Technology to reach out to customers
Technology is another essential factor in promoting financial inclusion among the most vulnerable strata of society: “Many highly-valuable tools are already being offered to cut costs, increase productivity and scale, and expand the reach.” González-Vega firmly believes on the power of this technology and its positive impact on people’s lives: “those microfinance institutions that are capable of optimally leveraging these tools to retain and build robust relationships with customers, more than to replace them, will be the ones that succeed.”
And the emergence of these technologies has benefitted the BBVA Microfinance Foundation tremendously: “the deployment of cloud technologies has allowed us to improve our internal processes, boosting our organization’s agility and efficiency to curb costs; the group has developed a common core banking platform that all group units share, and which centralizes activities; document digitization and a data repository to increase our responsiveness to customer requests, as well as the setup of new channels and processes.” And the scale of these internal changes ripples across the Group’s external activity: “Technology has allowed the Group’s different franchises to improve their physical and digital proximity with customers, understand them and cater to their needs better. González-Vega enthusiastically went over the many applications that these tools enable: “helping structure agendas better, improving the quality of the information we gather, improving how we manage non-performing customers and expediting loan origination processes, allow us to improve our customer maintenance and prospection management.” On the other hand, agents equipped with tablets and smartphones can: “provide online services to customers and reduce transactional costs on both sides, enable georeferencing and the use of biometric information, widening the range of information that both parties have to make their decisions.

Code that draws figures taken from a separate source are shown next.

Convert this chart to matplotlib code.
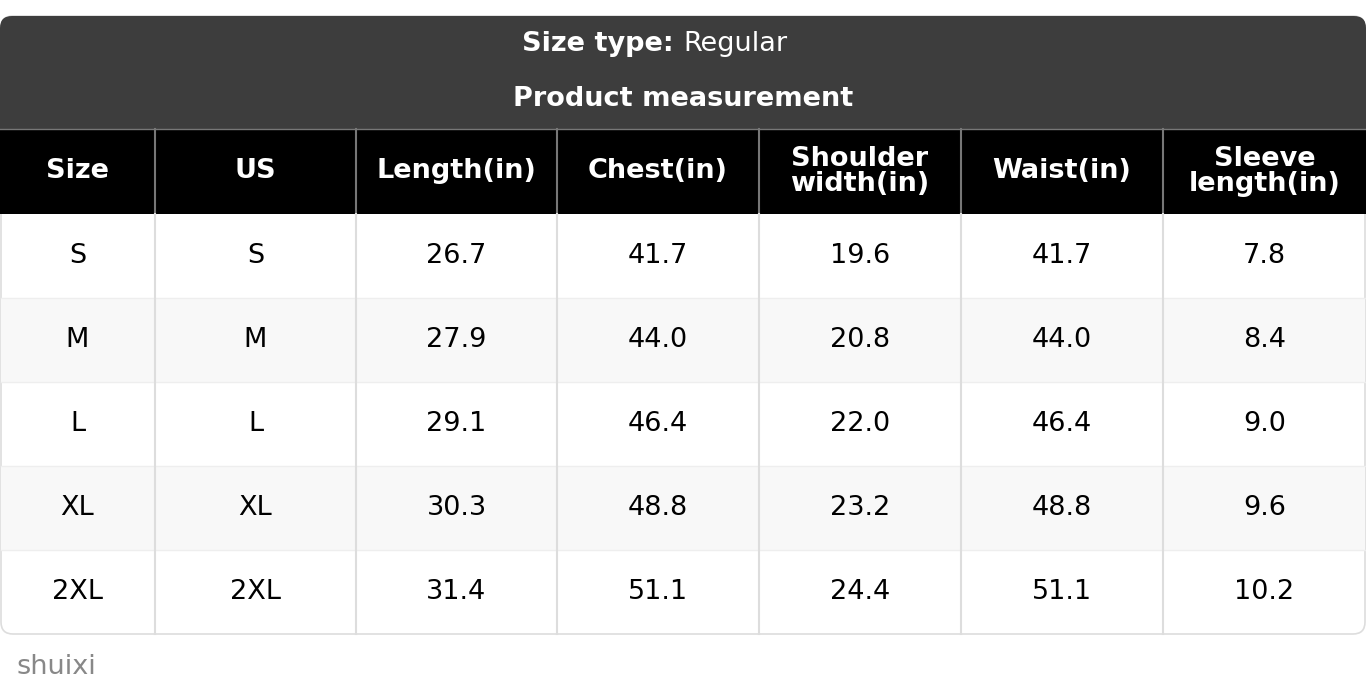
import matplotlib
matplotlib.use("Agg")
import matplotlib.pyplot as plt
from matplotlib.patches import FancyBboxPatch, Rectangle

columns = ["Size", "US", "Length(in)", "Chest(in)", "Shoulder\nwidth(in)", "Waist(in)", "Sleeve\nlength(in)"]
sizes = ["S", "M", "L", "XL", "2XL"]
us = ["S", "M", "L", "XL", "2XL"]
length = ["26.7", "27.9", "29.1", "30.3", "31.4"]
chest = ["41.7", "44.0", "46.4", "48.8", "51.1"]
shoulder = ["19.6", "20.8", "22.0", "23.2", "24.4"]
waist = ["41.7", "44.0", "46.4", "48.8", "51.1"]
sleeve = ["7.8", "8.4", "9.0", "9.6", "10.2"]

W, H = 1366, 700
fig = plt.figure(figsize=(W/100, H/100), dpi=100)
ax = fig.add_axes([0, 0, 1, 1])
ax.set_xlim(0, W); ax.set_ylim(H, 0); ax.axis("off")

xs = [0, 155, 356, 557, 759, 961, 1163, 1366]
top, hdr, body0, rh = 16, 129, 214, 84
nrows = len(sizes)
bottom = body0 + rh*nrows
fs = 19.5

# outer rounded shape (light border)
ax.add_patch(FancyBboxPatch((1, top), W-2, bottom-top, boxstyle="round,pad=0,rounding_size=12",
                            fc="white", ec="#dddddd", lw=1.2, zorder=1))
ax.add_patch(FancyBboxPatch((0, top), W, 60, boxstyle="round,pad=0,rounding_size=12",
                            fc="#3d3d3d", ec="none", zorder=2))
ax.add_patch(Rectangle((0, top+30), W, hdr-top-30, fc="#3d3d3d", ec="none", zorder=2))
ax.add_patch(Rectangle((0, hdr), W, body0-hdr, fc="black", ec="none", zorder=2))
for i in range(nrows):
    if i % 2 == 1:
        ax.add_patch(Rectangle((1, body0+i*rh), W-2, rh, fc="#f8f8f8", ec="none", zorder=2))
    if i > 0:
        ax.plot([1, W-1], [body0+i*rh]*2, color="#eeeeee", lw=1, zorder=3)
for x in xs[1:-1]:
    ax.plot([x, x], [hdr, body0], color="#777777", lw=1.5, zorder=3)
    ax.plot([x, x], [body0, bottom], color="#dddddd", lw=1.5, zorder=3)
ax.plot([0, W], [hdr, hdr], color="#777777", lw=1, zorder=3)

ax.text(W/2, 44, "Size type: ", ha="right", va="center", fontsize=fs, color="white", fontweight="bold", zorder=5)
ax.text(W/2, 44, "Regular", ha="left", va="center", fontsize=fs, color="white", zorder=5)
ax.text(W/2, 99, "Product measurement", ha="center", va="center", fontsize=fs, color="white", fontweight="bold", zorder=5)
for j, c in enumerate(columns):
    ax.text((xs[j]+xs[j+1])/2, (hdr+body0)/2, c, ha="center", va="center", fontsize=fs,
            color="white", fontweight="bold", linespacing=0.95, zorder=5)
data = [sizes, us, length, chest, shoulder, waist, sleeve]
for j, col in enumerate(data):
    for i, v in enumerate(col):
        ax.text((xs[j]+xs[j+1])/2, body0+i*rh+rh/2, v, ha="center", va="center",
                fontsize=fs, color="black", zorder=5)
ax.text(16, 667, "shuixi", ha="left", va="center", fontsize=fs, color="#888888")
fig.savefig("out.png", dpi=100)
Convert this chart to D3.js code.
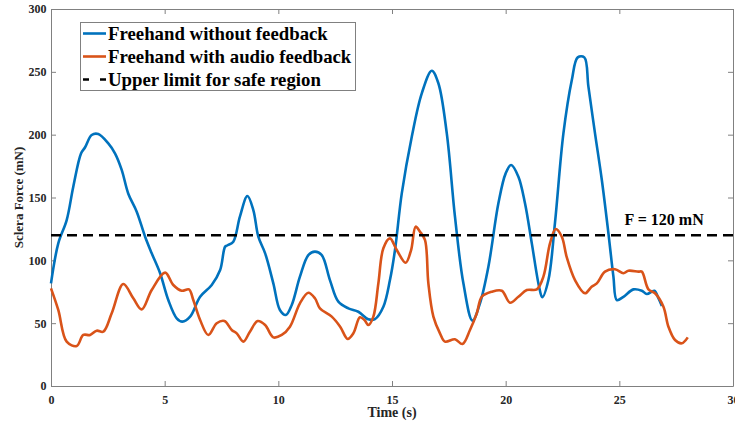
<!DOCTYPE html>
<html><head><meta charset="utf-8">
<script src="https://cdn.jsdelivr.net/npm/d3@7"></script>
<style>body{margin:0;background:#fff;} svg{display:block;}</style>
</head><body>
<svg id="chart" width="735" height="425"></svg>
<script>
const blueT = [0,0.32,0.69,0.98,1.32,1.5,1.79,2.08,2.52,2.82,3.11,3.40,3.77,4.14,4.43,4.80,5.16,5.53,5.78,6.12,6.56,7.07,7.44,7.66,7.77,8.02,8.31,8.64,8.90,9.12,9.42,9.78,10.07,10.33,10.59,10.95,11.32,11.61,11.91,12.27,12.64,13.08,13.52,13.96,14.25,14.62,14.91,15.13,15.43,15.87,16.31,16.75,17.04,17.41,17.77,18.14,18.54,18.87,19.24,19.68,20.00,20.24,20.56,20.85,21.15,21.47,21.61,21.88,22.17,22.54,22.91,23.17,23.46,23.64,23.93,24.23,24.52,24.74,24.89,25.18,25.62,25.99,26.21,26.54,26.72,26.87];
const blueV = [81.7,113.5,132,158.6,185,190,199.7,200.5,193,185,172,153,138.7,118.8,105.6,89.7,68.4,53.9,51.2,55.2,71,80.4,92.3,110.9,112,114.8,134.7,151.2,140,118.8,105.6,81.7,60.5,56.5,64.5,87,104.2,106.9,104.2,84.3,67.1,61.8,59.1,53.1,53.3,63.1,84.3,108,153.3,198.4,232.9,250.9,240.9,201,134.7,81.7,52,65.8,94.9,145.4,169.2,175.9,166.6,145.4,113.5,79,70.6,84.3,130,201,243.5,261.5,261.5,238.2,201,163.9,121.5,87,68.4,71,76.9,75.8,73.2,75.8,69.8,63.7];
const orangeT = [0,0.32,0.69,1.13,1.42,1.72,2.01,2.30,2.67,3.18,3.62,3.99,4.43,5.02,5.38,5.75,6.07,6.26,6.56,6.92,7.29,7.63,7.95,8.17,8.46,8.75,9.09,9.42,9.78,10.15,10.51,10.95,11.32,11.61,11.83,12.35,12.72,13.05,13.30,13.59,13.79,13.96,14.18,14.40,14.62,14.91,15.21,15.60,15.84,16.04,16.23,16.45,16.60,16.82,17.11,17.33,17.77,18.10,18.43,18.73,18.95,19.39,19.83,20.19,20.56,20.93,21.37,21.66,21.95,22.20,22.47,22.68,23.05,23.49,23.78,24.01,24.37,24.81,25.18,25.40,25.84,25.99,26.28,26.57,26.94,27.16,27.45,27.75,28.01];
const orangeV = [77.7,60.5,35.3,31.8,40.6,40.6,44,43.2,57.8,81.2,69.8,61,76.4,90.2,80.4,75.8,76.9,68.4,52.5,40.6,49.9,51.7,44.6,41.9,35.3,43.2,51.7,48.5,38.7,40.6,47.2,65.8,74.2,69.8,61.8,55.2,47.2,37.4,41.9,54.7,52.5,48.5,55.2,81.7,109.6,117.5,108.2,98.1,108.2,126.8,122.8,116.2,81.7,55.2,41.9,35.3,37.2,33.4,44.6,57.8,71,75,75.8,66.3,71,76.4,76.9,87,113.5,124.9,118.8,102.9,84.3,73.8,79,81.7,91,92.9,89.7,91.7,91,91,76.9,73.8,63.1,47.2,36.6,34,38.7];
const limitValue = 120;
const xTicks = [0,5,10,15,20,25,30];
const yTicks = [0,50,100,150,200,250,300];
const seriesNames = ["Freehand without feedback","Freehand with audio feedback","Upper limit for safe region"];

const svg = d3.select("#chart");
const L = 51, R = 733, T = 9, B = 386;
const x = d3.scaleLinear().domain([0,30]).range([L,R]);
const y = d3.scaleLinear().domain([0,300]).range([B,T]);
const font = "'Liberation Serif','Times New Roman',serif";
const axisCol = "#262626";

// axes box & ticks
const g = svg.append("g");
const xAxis = g.append("g").attr("transform",`translate(0,${B})`)
  .call(d3.axisBottom(x).tickValues(xTicks).tickSizeInner(-5).tickSizeOuter(0).tickPadding(9));
const yAxis = g.append("g").attr("transform",`translate(${L},0)`)
  .call(d3.axisLeft(y).tickValues(yTicks).tickSizeInner(-5).tickSizeOuter(0).tickPadding(4.5));
const xTop = g.append("g").attr("transform",`translate(0,${T})`)
  .call(d3.axisTop(x).tickValues(xTicks).tickSizeInner(-5).tickSizeOuter(0).tickFormat(""));
const yRight = g.append("g").attr("transform",`translate(${R},0)`)
  .call(d3.axisRight(y).tickValues(yTicks).tickSizeInner(-5).tickSizeOuter(0).tickFormat(""));
[xAxis,yAxis,xTop,yRight].forEach(a=>{
  a.selectAll("path,line").attr("stroke","#808080").attr("stroke-width",1);
  a.selectAll("text").attr("font-family",font).attr("font-weight","bold").attr("font-size","12px").attr("fill",axisCol);
});

// axis labels
svg.append("text").attr("x",(L+R)/2).attr("y",417).attr("text-anchor","middle")
  .attr("font-family",font).attr("font-weight","bold").attr("font-size","14px").attr("fill",axisCol).text("Time (s)");
svg.append("text").attr("transform",`translate(23,${(T+B)/2}) rotate(-90)`).attr("text-anchor","middle")
  .attr("font-family",font).attr("font-weight","bold").attr("font-size","13px").attr("fill",axisCol).text("Sclera Force (mN)");

// lines
const line = d3.line().x(d=>x(d[0])).y(d=>y(d[1])).curve(d3.curveCatmullRom.alpha(0.5));
svg.append("path").datum(blueT.map((t,i)=>[t,blueV[i]])).attr("d",line)
  .attr("fill","none").attr("stroke","#0072BD").attr("stroke-width",2.6).attr("stroke-linejoin","round");
svg.append("path").datum(orangeT.map((t,i)=>[t,orangeV[i]])).attr("d",line)
  .attr("fill","none").attr("stroke","#D95319").attr("stroke-width",2.6).attr("stroke-linejoin","round");
svg.append("line").attr("x1",x(0)).attr("x2",x(30)).attr("y1",y(limitValue)).attr("y2",y(limitValue))
  .attr("stroke","#000").attr("stroke-width",2.6).attr("stroke-dasharray","10,6");
svg.append("text").attr("x",x(25.23)).attr("y",y(limitValue)-10)
  .attr("font-family",font).attr("font-weight","bold").attr("font-size","16px").attr("fill","#000").text("F = 120 mN");

// legend
const lg = svg.append("g");
lg.append("rect").attr("x",80.5).attr("y",22.5).attr("width",275).attr("height",68)
  .attr("fill","#fff").attr("stroke","#808080").attr("stroke-width",1);
const cols = ["#0072BD","#D95319","#000"];
seriesNames.forEach((n,i)=>{
  const cy = 33.5 + i*23;
  const ln = lg.append("line").attr("x1",83).attr("x2",106).attr("y1",cy).attr("y2",cy)
    .attr("stroke",cols[i]).attr("stroke-width",2.6);
  if(i===2) ln.attr("stroke-dasharray","6,11");
  lg.append("text").attr("x",108).attr("y",cy+6.5).attr("font-family",font).attr("font-weight","bold")
    .attr("font-size","18.8px").attr("fill","#000").text(n);
});
</script>
</body></html>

The responsibility of governments
But all these efforts will fail to prosper without collaboration of governmental institutions: “Governments play a critical role in promoting the use of new technologies in financial inclusion.” Their role encompasses all aspects of finance, from facilitating access to mobile telephony and the internet, to the role of regulations which “must solve the way in which competition contributes to bring the price of services down and how the protection of macroeconomic stability contributes to raise the people’s trust levels on these services.” Also, González-Vega advocates freedom in the economic field: “it is essential that authorities refrain from enacting repressive regulations, such as controls over interest rates and other service fees, which distort the market and harm, first and foremost, poorer customers.”

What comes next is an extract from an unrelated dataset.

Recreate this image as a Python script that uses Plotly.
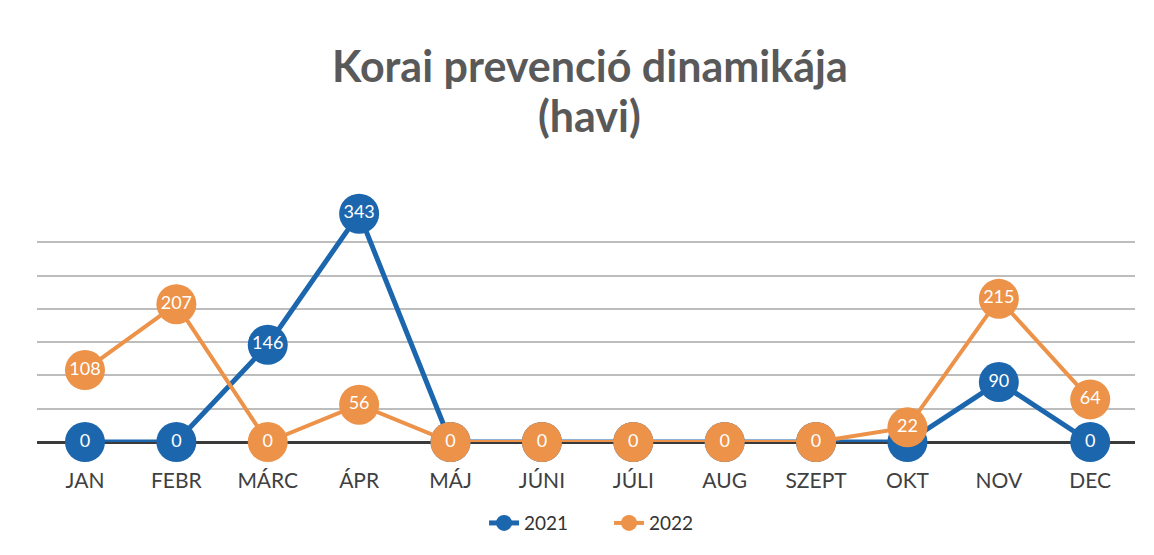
import plotly.graph_objects as go

months = ["JAN", "FEBR", "MÁRC", "ÁPR", "MÁJ", "JÚNI", "JÚLI", "AUG", "SZEPT", "OKT", "NOV", "DEC"]
values_2021 = [0, 0, 146, 343, 0, 0, 0, 0, 0, 0, 90, 0]
values_2022 = [108, 207, 0, 56, 0, 0, 0, 0, 0, 22, 215, 64]
title_lines = ["Korai prevenció dinamikája", "(havi)"]

blue = "#1C66AE"
orange = "#EC9249"
font_family = "Lato, Carlito, 'Open Sans', sans-serif"

# 2021 labels hidden where the 2022 marker fully covers the 2021 marker (both zero)
text_2021 = ["" if (a == 0 and b == 0 and i >= 2) else str(a)
             for i, (a, b) in enumerate(zip(values_2021, values_2022))]
text_2022 = [str(v) for v in values_2022]

fig = go.Figure()
fig.add_trace(go.Scatter(
    x=months, y=values_2021, name="2021",
    mode="lines+markers+text",
    line=dict(color=blue, width=5),
    marker=dict(color=blue, size=40),
    text=text_2021, textposition="middle center",
    textfont=dict(color="white", size=18, family=font_family),
    cliponaxis=False,
))
fig.add_trace(go.Scatter(
    x=months, y=values_2022, name="2022",
    mode="lines+markers+text",
    line=dict(color=orange, width=4),
    marker=dict(color=orange, size=40),
    text=text_2022, textposition="middle center",
    textfont=dict(color="white", size=18, family=font_family),
    cliponaxis=False,
))

annotations = []
for line, ypos in zip(title_lines, [1.618, 1.403]):
    annotations.append(dict(
        text="<b>" + line + "</b>", xref="paper", yref="paper",
        x=0.5036, y=ypos, xanchor="center", yanchor="middle", showarrow=False,
        font=dict(family=font_family, size=43, color="#595959"),
    ))

fig.update_layout(
    width=1146, height=547,
    margin=dict(l=29, r=19, t=201, b=113),
    paper_bgcolor="white", plot_bgcolor="white",
    annotations=annotations,
    xaxis=dict(
        type="category", range=[-0.525, 11.49],
        showgrid=False, showline=False,
        ticks="outside", ticklen=20, tickcolor="rgba(0,0,0,0)",
        tickfont=dict(family=font_family, size=21, color="#404040"),
    ),
    yaxis=dict(
        range=[0, 350], dtick=50, showticklabels=False,
        showgrid=True, gridcolor="#BDBDBD", gridwidth=1.5,
        zeroline=True, zerolinecolor="#3A3A3A", zerolinewidth=3,
    ),
    legend=dict(
        orientation="h", x=0.521, xanchor="center", y=-0.348, yanchor="middle",
        font=dict(family=font_family, size=19, color="#333333"),
        entrywidth=80, entrywidthmode="pixels",
    ),
    showlegend=True,
)

fig.write_html("out.html")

The contribution of the banking sector
As the expert explains, banks also play a key role by helping the most vulnerable invest in their projects: “lending is important, but deposit facilities and insurance policies are also pivotal.” But to get things started, authorities need to design and promote “financial inclusion programs, properly designed, that can play a key role in improving the available information and strengthen decision making processes.” Without a doubt, for González-Vega, financial education is essential to raise the level of financial inclusion amongst the most vulnerable segments of the population. “Sound decisions improve the chances of escaping the poverty trap.”